Our Painting services provide the following:
The key to a successful paint job is preparation. The better preparation of the surface, the more professional the finished job will look. Hiring a professional to paint and decorate your property is always the best option. That way, you no longer have to worry about all the prep work.
- Full pre-paint power wash to clean all surfaces thoroughly for removing chalky paint, dirt, dust, cobwebs, etc.
- Detergent power wash to remove heavy stains, moss, mould, mildew or lichen.
- Scraping any loose, peeling, cracking, chipping or flaking paint.
- Sanding all areas thoroughly and wiping surfaces to remove dust before priming.
- Caulking of cracks where caulking has failed.
- Caulking of nail holes where nails have sunk into the siding.
- Wood putty large gaps or holes in trim or siding boards.
- Masking off unpainted areas such as doors, windows, trims, base cladding, etc.
- Placing drop sheets around the house to create a clear access path prior to painting and for property protection against paint spills, paint debris and dirt.
- All of the heavy furniture is moved to the centre of the room and covered with drop sheets.
- The flooring is covered with paint-proof drop cloths.
- Other valuables are covered or moved out of the way.
- Major cracks in ceilings, walls, and trim are filled and caulked if necessary.
- Walls and ceilings are prepared by patching up any holes or cracks.
- Any chips or peeling on the trim is sanded and primed before applying paint
Removing wallpaper can be a messy, wet process so drop sheets are laid below the area being worked on. Light fittings, vents and outlets need to be masked off with tapes to avoid damage and to stop water and glue getting into them.
The basic idea of removing wallpaper is to soften the paper using very hot water, scrape it off and then remove the glue. A wet sponge or wallpaper steamer will speed up the process.
Some wallpaper will not absorb water easily due to the semi-waterproof facing, and this is where a scoring tool can come in handy – it puts lots of little holes in the paper to allow the water to penetrate.

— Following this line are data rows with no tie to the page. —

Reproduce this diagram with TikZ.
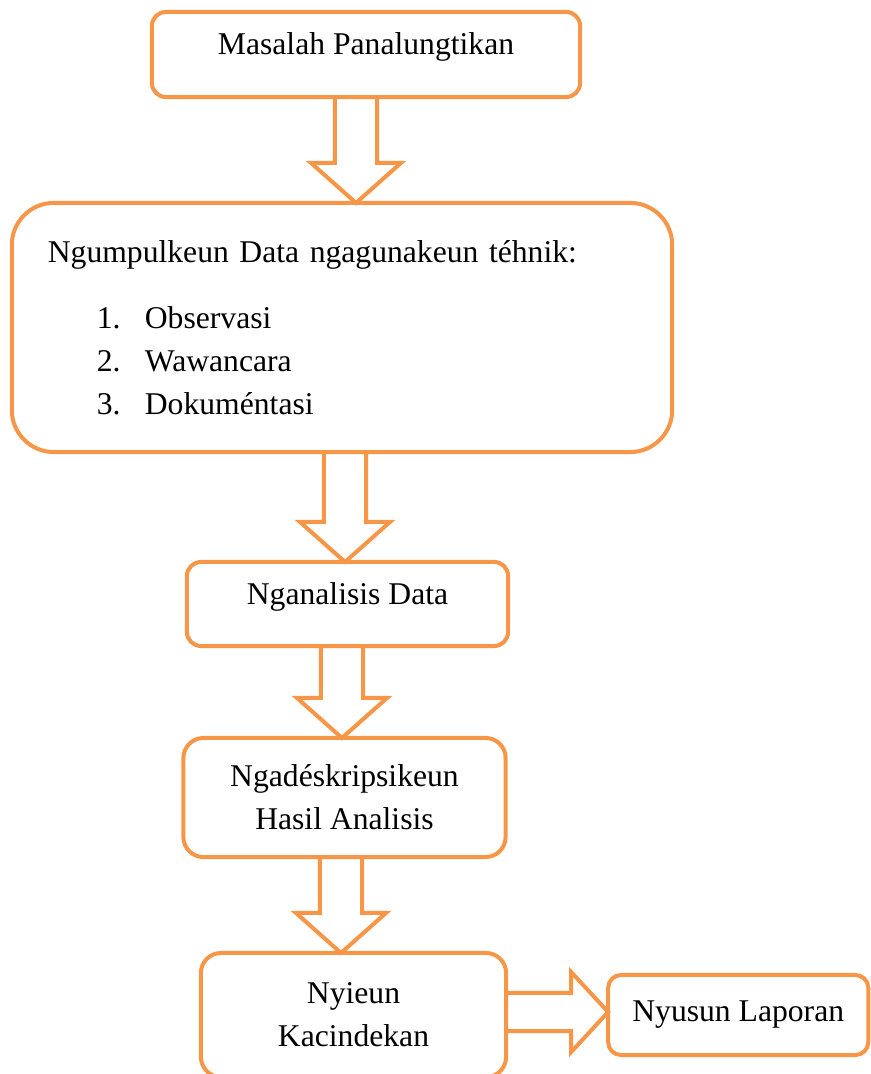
\documentclass[tikz,border=0pt]{standalone}
\usepackage{fontspec}
\setmainfont{Liberation Serif}
\usetikzlibrary{calc,positioning}
\definecolor{boxorange}{HTML}{F79646}

\tikzset{
  box/.style={draw=boxorange, line width=0.04cm, outer sep=0pt, inner sep=0pt,
    align=center, font=\fontsize{9}{12.2}\selectfont},
  blockdown/.style={draw=boxorange, line width=0.04cm, fill=white,
    to path={let \p1=(\tikztostart), \p2=(\tikztotarget) in
      (\x1-0.21cm,\y1) -- (\x1-0.21cm,\y2+0.4cm) -- (\x1-0.45cm,\y2+0.4cm)
      -- (\x1,\y2) -- (\x1+0.45cm,\y2+0.4cm) -- (\x1+0.21cm,\y2+0.4cm)
      -- (\x1+0.21cm,\y1) -- cycle}},
  blockright/.style={draw=boxorange, line width=0.04cm, fill=white,
    to path={let \p1=(\tikztostart), \p2=(\tikztotarget) in
      (\x1,\y1-0.19cm) -- (\x2-0.37cm,\y1-0.19cm) -- (\x2-0.37cm,\y1-0.4cm)
      -- (\x2,\y1) -- (\x2-0.37cm,\y1+0.4cm) -- (\x2-0.37cm,\y1+0.19cm)
      -- (\x1,\y1+0.19cm) -- cycle}}
}

\begin{document}
\begin{tikzpicture}[x=0.01cm,y=-0.01cm]
\useasboundingbox (0,0) rectangle (871,1074);

\node[box, minimum width=4.28cm, minimum height=0.85cm, rounded corners=0.14cm,
  text depth=6.2pt] (masalah) at (366,54.5) {Masalah Panalungtikan};
\node[box, minimum width=6.6cm, minimum height=2.49cm, rounded corners=0.42cm,
  text width=5.88cm, align=left] (ngumpul) at (342,327.5)
  {Ngumpulkeun Data ngagunakeun téhnik:\\[2.3mm]
   \hspace*{4.9mm}\makebox[4.8mm][l]{1.}Observasi\\
   \hspace*{4.9mm}\makebox[4.8mm][l]{2.}Wawancara\\
   \hspace*{4.9mm}\makebox[4.8mm][l]{3.}Dokuméntasi};
\node[box, minimum width=3.21cm, minimum height=0.84cm, rounded corners=0.14cm,
  text depth=6.2pt] (analisis) at (347.5,604) {Nganalisis Data};
\node[box, minimum width=3.22cm, minimum height=1.19cm, rounded corners=0.2cm]
  (deskripsi) at (344.5,797.5) {Ngadéskripsikeun\\Hasil Analisis};
\node[box, minimum width=3.05cm, minimum height=1.24cm, rounded corners=0.2cm]
  (kacindekan) at (353.5,1015) {Nyieun\\Kacindekan};
\node[box, minimum width=2.6cm, minimum height=0.8cm, rounded corners=0.13cm,
  right=1.02cm of kacindekan] (laporan) {Nyusun Laporan};

% panah blok
\draw[blockdown] ([xshift=-0.1cm]masalah.south) to (ngumpul.north);
\draw[blockdown] ([xshift=0.03cm]ngumpul.south) to (analisis.north);
\draw[blockdown] ([xshift=-0.055cm]analisis.south) to (deskripsi.north);
\draw[blockdown] ([xshift=-0.035cm]deskripsi.south) to (kacindekan.north);
\draw[blockright] ([yshift=0.03cm]kacindekan.east) to (laporan.west);
\end{tikzpicture}
\end{document}
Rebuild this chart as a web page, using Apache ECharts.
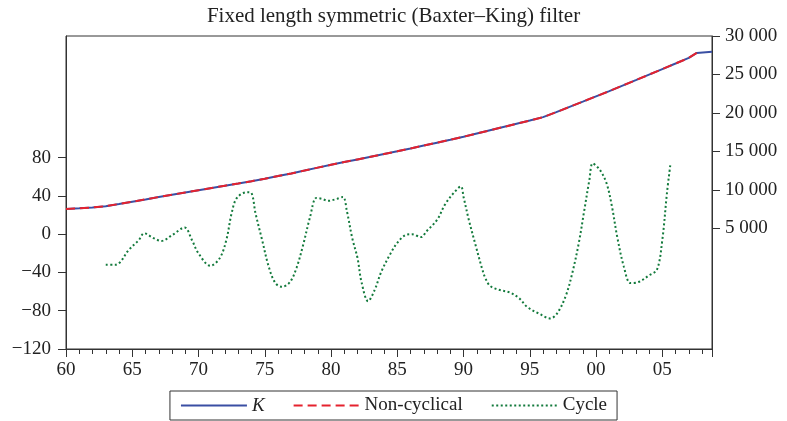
<!DOCTYPE html>
<html>
<head>
<meta charset="utf-8">
<script src="https://cdn.jsdelivr.net/npm/echarts@6/dist/echarts.min.js"></script>
<style>
html,body{margin:0;padding:0;background:#fff;}
#c{width:787px;height:421px;}
</style>
</head>
<body>
<div id="c"></div>
<script>
// ---- data ----
var kYears = [1960,1961,1962,1963,1964,1965,1966,1967,1968,1969,1970,1971,1972,1973,1974,1975,1976,1977,1978,1979,1980,1981,1982,1983,1984,1985,1986,1987,1988,1989,1990,1991,1992,1993,1994,1995,1996,1997,1998,1999,2000,2001,2002,2003,2004,2005,2006,2007,2007.6,2007.75,2008.75];
var kValues = [7500,7590,7700,7870,8150,8450,8750,9060,9360,9660,9950,10240,10530,10820,11120,11440,11780,12130,12500,12880,13250,13600,13950,14300,14650,15000,15370,15750,16130,16510,16900,17320,17740,18160,18580,19000,19450,20100,20780,21460,22150,22840,23550,24260,24980,25700,26420,27150,27800,27950,27950];

var ncYears = [1960,1961,1962,1963,1964,1965,1966,1967,1968,1969,1970,1971,1972,1973,1974,1975,1976,1977,1978,1979,1980,1981,1982,1983,1984,1985,1986,1987,1988,1989,1990,1991,1992,1993,1994,1995,1996,1997,1998,1999,2000,2001,2002,2003,2004,2005,2006,2007,2007.6];
var ncValues = [7500,7590,7700,7870,8150,8450,8750,9060,9360,9660,9950,10240,10530,10820,11120,11440,11780,12130,12500,12880,13250,13600,13950,14300,14650,15000,15370,15750,16130,16510,16900,17320,17740,18160,18580,19000,19450,20100,20780,21460,22150,22840,23550,24260,24980,25700,26420,27150,27800];

var cycleYears = [1963.0,1963.7,1964.1,1964.7,1965.5,1965.9,1966.6,1967.2,1968.0,1968.95,1969.5,1970.0,1970.9,1971.6,1972.1,1972.5,1972.9,1973.7,1974.0,1974.3,1974.8,1975.3,1975.8,1976.3,1976.9,1977.4,1977.9,1978.4,1978.9,1979.3,1979.8,1980.45,1980.9,1981.2,1981.6,1982.0,1982.3,1982.8,1983.3,1983.8,1984.5,1985.0,1985.6,1986.1,1986.8,1987.2,1988.0,1988.6,1989.25,1989.8,1990.0,1990.4,1990.9,1991.4,1991.65,1992.0,1992.65,1993.5,1994.2,1994.8,1995.7,1996.55,1997.05,1997.7,1998.2,1998.7,1999.1,1999.5,1999.75,2000.3,2000.8,2001.2,2001.6,2002.1,2002.6,2003.2,2004.0,2004.6,2005.0,2005.35,2005.6];
var cycleValues = [-32,-32,-29,-17,-6,1,-4,-7,-1,7,-6,-20,-33,-25,-6,22,38,44,43,22,-6,-34,-51,-55,-50,-35,-11,17,38,37,35,37,39,24,-4,-25,-50,-70,-58,-39,-20,-9,-1,0,-3,3,15,31,43,50,39,15,-11,-36,-46,-54,-58,-61,-67,-76,-83,-88,-83,-65,-41,-9,24,57,74,67,53,29,-3,-34,-51,-50,-43,-37,-6,43,72];

var leftTicks = [-120,-80,-40,0,40,80];
var rightTicks = [5000,10000,15000,20000,25000,30000];
var seriesNames = ['K','Non-cyclical','Cycle'];

function zip(a,b){ return a.map(function(v,i){ return [v,b[i]]; }); }
function fmtThousands(v){
  var s = String(Math.round(v));
  if (s.length > 3) s = s.slice(0, s.length-3) + ' ' + s.slice(s.length-3);
  return s;
}

var FONT = '"Liberation Serif", "DejaVu Serif", serif';
var FS = 19;
var chart = echarts.init(document.getElementById('c'));
chart.setOption({
  animation: false,
  backgroundColor: '#fff',
  title: {
    text: 'Fixed length symmetric (Baxter\u2013King) filter',
    left: 'center', top: 1,
    textStyle: { fontFamily: FONT, fontSize: 21, fontWeight: 'normal', color: '#222' }
  },
  grid: { left: 66, right: 75, top: 36, bottom: 72, show: true, borderColor: '#333', borderWidth: 1 },
  legend: {
    data: seriesNames,
    top: 391, left: 'center',
    itemWidth: 66, itemHeight: 10, itemGap: 28,
    padding: [5, 10, 5, 10],
    borderColor: '#333', borderWidth: 1, borderRadius: 0,
    itemStyle: { opacity: 0, color: 'rgba(0,0,0,0)', borderWidth: 0 },
    textStyle: { fontFamily: FONT, fontSize: FS, color: '#222', rich: { i: { fontStyle: 'italic', fontFamily: FONT, fontSize: FS } } },
    formatter: function(n){ return n === 'K' ? '{i|K}' : n; }
  },
  xAxis: {
    type: 'value', min: 1960, max: 2008.75, interval: 5,
    axisLine: { show: true, onZero: false, lineStyle: { color: '#333', width: 1 } },
    axisTick: { show: true, length: 8, lineStyle: { color: '#333' } },
    minorTick: { show: true, splitNumber: 5, length: 5, lineStyle: { color: '#333' } },
    splitLine: { show: false },
    axisLabel: {
      fontFamily: FONT, fontSize: FS, color: '#222', margin: 12,
      formatter: function(v){ var y = Math.round(v) % 100; return (y < 10 ? '0' : '') + y; },
      showMaxLabel: false
    }
  },
  yAxis: [
    {
      type: 'value', position: 'left', min: -120, max: 207.3,
      axisLine: { show: true, onZero: false, lineStyle: { color: '#333' } },
      axisTick: { show: true, length: 8, customValues: leftTicks, lineStyle: { color: '#333' } },
      axisLabel: { fontFamily: FONT, fontSize: FS, color: '#222', margin: 15, customValues: leftTicks,
        formatter: function(v){ return v < 0 ? '\u2212' + Math.abs(v) : String(v); } },
      splitLine: { show: false }
    },
    {
      type: 'value', position: 'right', min: -10706, max: 30000,
      axisLine: { show: true, onZero: false, lineStyle: { color: '#333' } },
      axisTick: { show: true, length: 8, customValues: rightTicks, lineStyle: { color: '#333' } },
      axisLabel: { fontFamily: FONT, fontSize: FS, color: '#222', margin: 13, customValues: rightTicks,
        formatter: fmtThousands },
      splitLine: { show: false }
    }
  ],
  series: [
    {
      name: 'K', type: 'line', yAxisIndex: 1, symbol: 'none', smooth: false,
      data: zip(kYears, kValues),
      lineStyle: { color: '#3a4fa3', width: 2 },
      itemStyle: { color: '#3a4fa3' }
    },
    {
      name: 'Non-cyclical', type: 'line', yAxisIndex: 1, symbol: 'none', smooth: false,
      data: zip(ncYears, ncValues),
      lineStyle: { color: '#e5222e', width: 2, type: [9, 5] },
      itemStyle: { color: '#e5222e' }
    },
    {
      name: 'Cycle', type: 'line', yAxisIndex: 0, symbol: 'none', smooth: 0.35,
      data: zip(cycleYears, cycleValues),
      lineStyle: { color: '#137a3c', width: 2, type: [2, 2.5] },
      itemStyle: { color: '#137a3c' }
    }
  ]
});
</script>
</body>
</html>
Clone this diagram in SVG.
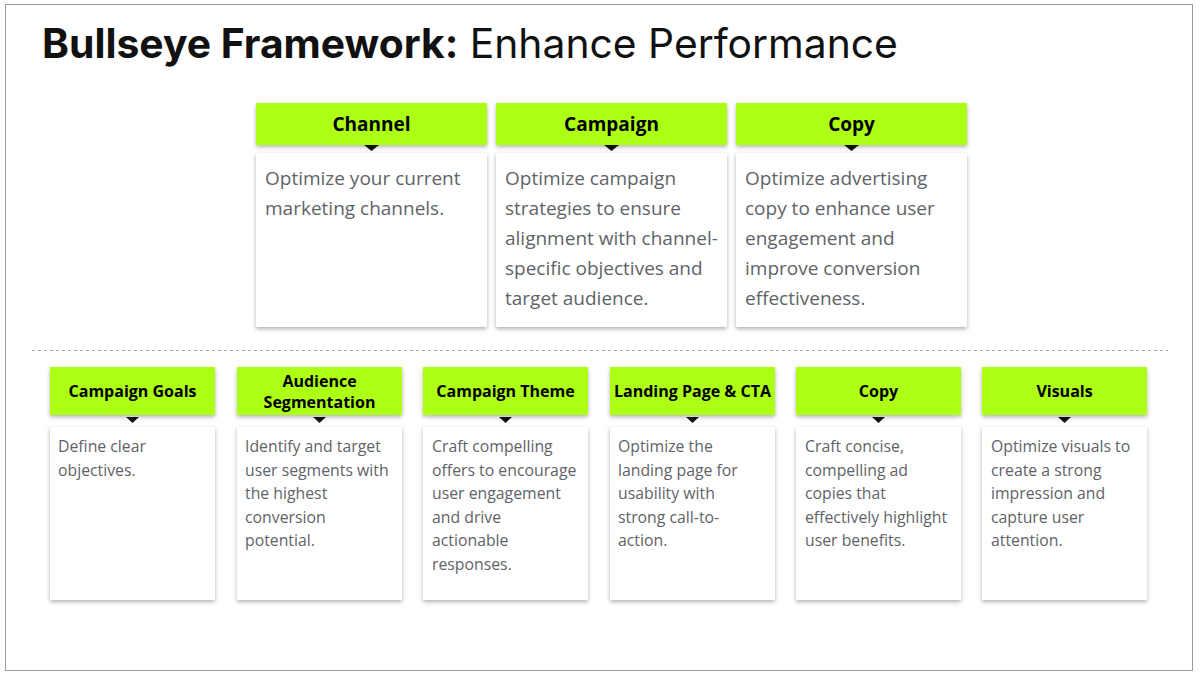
<svg xmlns="http://www.w3.org/2000/svg" width="1200" height="676" viewBox="0 0 1200 676">
<style>
.hdr{fill:#adff12;filter:url(#sh)}
.box{fill:#ffffff;filter:url(#sh)}
.ht{font-family:"Open Sans","Noto Sans",sans-serif;font-weight:700;fill:#000;text-anchor:middle}
.ht1{font-size:19px}
.ht2{font-size:16px}
.bt{font-family:"Open Sans","Noto Sans",sans-serif;fill:#5f6368}
.bt1{font-size:19px}
.bt2{font-size:15.8px}
.tri{fill:#111}
</style>
<defs>
<filter id="sh" x="-10%" y="-10%" width="120%" height="125%">
<feDropShadow dx="0" dy="2" stdDeviation="2" flood-color="#000" flood-opacity="0.3"/>
</filter>
</defs>
<rect x="0" y="0" width="1200" height="676" fill="#fff"/>
<rect x="5.5" y="4.5" width="1187" height="666" fill="#fff" stroke="#9a9a9a" stroke-width="1"/>
<text x="42" y="58" font-family="Inter,'Noto Sans',sans-serif" font-size="40.8" fill="#111"><tspan font-weight="700">Bullseye Framework:</tspan><tspan font-weight="400"> Enhance Performance</tspan></text>

<g id="connectors">
<line x1="32" y1="350.5" x2="1168" y2="350.5" stroke="#aaa" stroke-width="1" stroke-dasharray="3,3"/>
</g>

<g id="top-channel">
<rect class="box" x="256" y="153" width="231" height="174"/>
<rect class="hdr" x="256" y="103" width="231" height="42"/>
<polygon class="tri" points="364,145 379,145 371.5,151"/>
<text class="ht ht1" x="371.5" y="131">Channel</text>
<text class="bt bt1" x="265"><tspan x="265" y="185">Optimize your current</tspan><tspan x="265" y="215">marketing channels.</tspan></text>
</g>
<g id="top-campaign">
<rect class="box" x="496" y="153" width="231" height="174"/>
<rect class="hdr" x="496" y="103" width="231" height="42"/>
<polygon class="tri" points="604,145 619,145 611.5,151"/>
<text class="ht ht1" x="611.5" y="131">Campaign</text>
<text class="bt bt1"><tspan x="505" y="185">Optimize campaign</tspan><tspan x="505" y="215">strategies to ensure</tspan><tspan x="505" y="245">alignment with channel-</tspan><tspan x="505" y="275">specific objectives and</tspan><tspan x="505" y="305">target audience.</tspan></text>
</g>
<g id="top-copy">
<rect class="box" x="736" y="153" width="231" height="174"/>
<rect class="hdr" x="736" y="103" width="231" height="42"/>
<polygon class="tri" points="844,145 859,145 851.5,151"/>
<text class="ht ht1" x="851.5" y="131">Copy</text>
<text class="bt bt1"><tspan x="745" y="185">Optimize advertising</tspan><tspan x="745" y="215">copy to enhance user</tspan><tspan x="745" y="245">engagement and</tspan><tspan x="745" y="275">improve conversion</tspan><tspan x="745" y="305">effectiveness.</tspan></text>
</g>

<g id="campaign-goals">
<rect class="box" x="50" y="427" width="165" height="173"/>
<rect class="hdr" x="50" y="367" width="165" height="48"/>
<polygon class="tri" points="126,417 139,417 132.5,423"/>
<text class="ht ht2" x="132.5" y="397">Campaign Goals</text>
<text class="bt bt2"><tspan x="58" y="452">Define clear</tspan><tspan x="58" y="475.5">objectives.</tspan></text>
</g>
<g id="audience-segmentation">
<rect class="box" x="237" y="427" width="165" height="173"/>
<rect class="hdr" x="237" y="367" width="165" height="48"/>
<polygon class="tri" points="313,417 326,417 319.5,423"/>
<text class="ht ht2"><tspan x="319.5" y="387">Audience</tspan><tspan x="319.5" y="408">Segmentation</tspan></text>
<text class="bt bt2"><tspan x="245" y="452">Identify and target</tspan><tspan x="245" y="475.5">user segments with</tspan><tspan x="245" y="499">the highest</tspan><tspan x="245" y="522.5">conversion</tspan><tspan x="245" y="546">potential.</tspan></text>
</g>
<g id="campaign-theme">
<rect class="box" x="423" y="427" width="165" height="173"/>
<rect class="hdr" x="423" y="367" width="165" height="48"/>
<polygon class="tri" points="499,417 512,417 505.5,423"/>
<text class="ht ht2" x="505.5" y="397">Campaign Theme</text>
<text class="bt bt2"><tspan x="432" y="452">Craft compelling</tspan><tspan x="432" y="475.5">offers to encourage</tspan><tspan x="432" y="499">user engagement</tspan><tspan x="432" y="522.5">and drive</tspan><tspan x="432" y="546">actionable</tspan><tspan x="432" y="569.5">responses.</tspan></text>
</g>
<g id="landing-page">
<rect class="box" x="610" y="427" width="165" height="173"/>
<rect class="hdr" x="610" y="367" width="165" height="48"/>
<polygon class="tri" points="686,417 699,417 692.5,423"/>
<text class="ht ht2" x="692.5" y="397">Landing Page &amp; CTA</text>
<text class="bt bt2"><tspan x="618" y="452">Optimize the</tspan><tspan x="618" y="475.5">landing page for</tspan><tspan x="618" y="499">usability with</tspan><tspan x="618" y="522.5">strong call-to-</tspan><tspan x="618" y="546">action.</tspan></text>
</g>
<g id="copy">
<rect class="box" x="796" y="427" width="165" height="173"/>
<rect class="hdr" x="796" y="367" width="165" height="48"/>
<polygon class="tri" points="872,417 885,417 878.5,423"/>
<text class="ht ht2" x="878.5" y="397">Copy</text>
<text class="bt bt2"><tspan x="805" y="452">Craft concise,</tspan><tspan x="805" y="475.5">compelling ad</tspan><tspan x="805" y="499">copies that</tspan><tspan x="805" y="522.5">effectively highlight</tspan><tspan x="805" y="546">user benefits.</tspan></text>
</g>
<g id="visuals">
<rect class="box" x="982" y="427" width="165" height="173"/>
<rect class="hdr" x="982" y="367" width="165" height="48"/>
<polygon class="tri" points="1058,417 1071,417 1064.5,423"/>
<text class="ht ht2" x="1064.5" y="397">Visuals</text>
<text class="bt bt2"><tspan x="991" y="452">Optimize visuals to</tspan><tspan x="991" y="475.5">create a strong</tspan><tspan x="991" y="499">impression and</tspan><tspan x="991" y="522.5">capture user</tspan><tspan x="991" y="546">attention.</tspan></text>
</g>
</svg>
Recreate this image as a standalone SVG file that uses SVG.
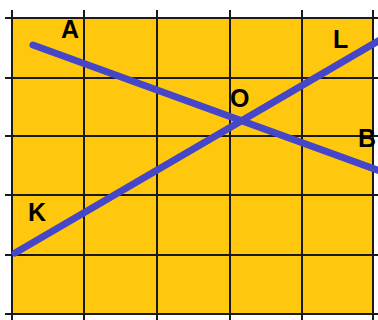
<svg xmlns="http://www.w3.org/2000/svg" width="378" height="320" viewBox="0 0 378 320">
<style>
.g{stroke:#1a1a1a;stroke-width:2;fill:none}
.ln{stroke:#4646C8;stroke-width:7;stroke-linecap:round;fill:none}
.lb{font-family:"Liberation Sans",Arial,sans-serif;font-weight:bold;font-size:25px;fill:#000}
</style>
<rect width="378" height="320" fill="#fff"/>
<rect x="12" y="18" width="361" height="296" fill="#FFC80E"/>
<g id="grid">
<path class="g" d="M12 10V320M84 10V320M157 10V320M230 10V320M302 10V320M373 10V320"/>
<path class="g" d="M5 18H378M5 78H378M5 136H378M5 195H378M5 255H378M5 314H378"/>
</g>
<g id="connectors">
<line class="ln" x1="33" y1="45" x2="380" y2="171"/>
<line class="ln" x1="15" y1="253" x2="380" y2="40"/>
</g>
<g id="A"><text class="lb" x="61" y="38">A</text></g>
<g id="L"><text class="lb" x="333" y="48">L</text></g>
<g id="O"><text class="lb" x="230" y="107">O</text></g>
<g id="B"><text class="lb" x="358" y="147">B</text></g>
<g id="K"><text class="lb" x="28" y="221">K</text></g>
</svg>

Our first step is to use the scraper to gently pull up the edge of the wallpaper piece by piece, and get as much of the facing off as possible. This can often be done without wetting the paper and hopefully it comes off in fairly big pieces. This is a time consuming process, and we need to be careful and gentle with the scraper – you don’t want to damage the wall behind it.
After we have most or all of the facing off the wall, we will start using very hot water (as hot as we can carefully handle) with a sponge or mop to soak the backing paper and soften the glue. The water will run down the walls, so we make sure enough drop sheets or towels are in place. The glue can take 5-10 minutes to soak right in.
As the backing paper softens with the water, we gently scrape it off carefully not to gouge the wall too much, as it will make more work to fill before we paint or re-paper. We make our way slowly but surely around the room, making sure we get as much of the backing paper as possible off, but not worrying too much about the glue itself.
Once the backing paper is off, it will be tempting to call the job done, but a layer of old glue will remain and it needs to be removed for a good finish. Thus, we make sure the room is well ventilated, and consider wearing safety glasses if spraying solvent on to high places. After spraying on the solvent we wait for it to take effect as per the instructions and then very gently scrape it off and dispose of it by wiping it on to newspaper or cloth. A thorough job is done here and when we are finished removing the glue, a nice, clean surface is accomplished.
Finally, once the wall is dry, we use the scraper and the joint compound to fill in any gouges or scrapes in the wall surface, as per trade standards. When the joint compound is completely dry, we give the whole wall a good sanding – we are done, with a ready to paint or re-paper wall.